Singer’s book consists mostly of op-ed pieces that he has written for various newspapers over the past 15 years.

“What I’ve done for this book is to select some of those columns that seem to me to still have continuing relevance, some of them needed a bit of updating, and I have a paragraph or two at the bottom to update,” said Singer. He then sorted them into categories, according to themes he has been interested in, such as animal rights and the sanctity of life.

Dorothea Dix, owner of Labyrinth Books, says the book “is a bit like bite-sized candy."

"You think you’ll keep it around, and just read a few here and there, but before you know it, you’ve finished the pack of essays,” she added.

Regarding Singer’s book, George said, “I assure you, that you will learn as I did, from his arguments and the good example he sets of reason and discourse.”

Singer and George have been known to disagree on many issues, ranging from religion to the ethics of infanticide. While Singer approaches issues from a secular, utilitarian perspective, George is a conservative Christian thinker. However, throughout their professional careers, both have been known to engage in intellectual debates with each other, according to George.

“It’s not that I agree with the positions that Peter defends, I agree with some, I disagree with others," George said. "Indeed, the surprising thing to many of you is likely that I agree with some of them, but that I believe is because of the accuracy of Peter’s predictions and the truthfulness about himself.”

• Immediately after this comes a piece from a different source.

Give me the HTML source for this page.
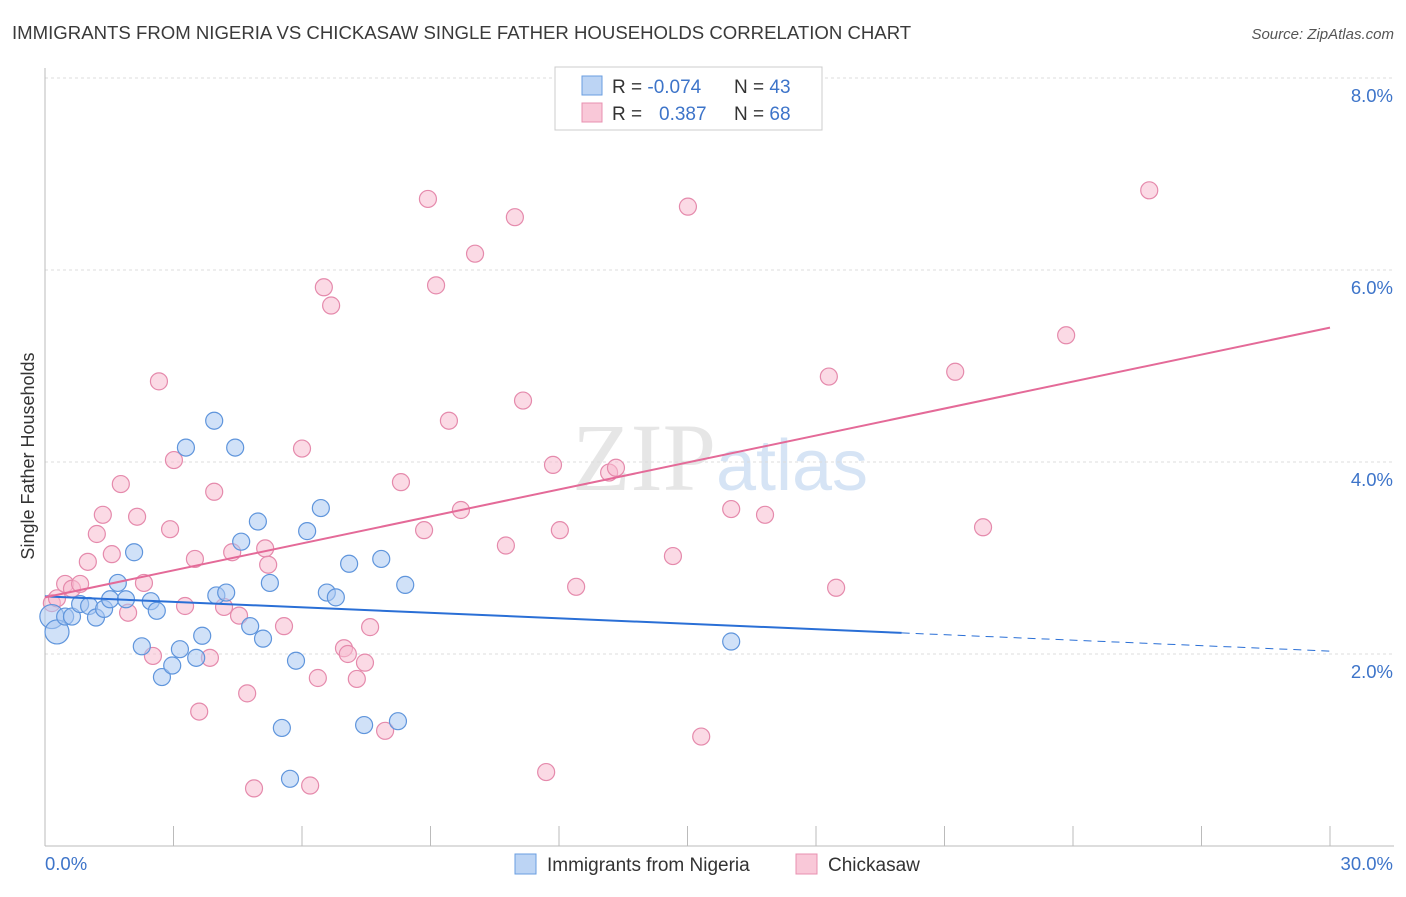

George has also been a defender of Singer in the past, supporting him when he came under the attack of some disability activists. The activists have protested Singer’s position on the University’s faculty because of his views that infanticide is sometimes acceptable when the child in question was born with birth defects.

While George noted he does not agree with Singer’s perspective, George said that he supports academic freedom in universities and believes in academic discourse. During the discussion, George said that he argued for the value of Singer’s contributions to campus life because Singer operates the currency of academic discourse, setting forth clear positions and defending them with rational arguments.

“I try to keep an open mind, to be responsive to the evidence, and not simply to follow a predictable political line,” said Singer, regarding his views and his works.

The discussion was followed by a question and answer session with the audience and a book signing with Singer.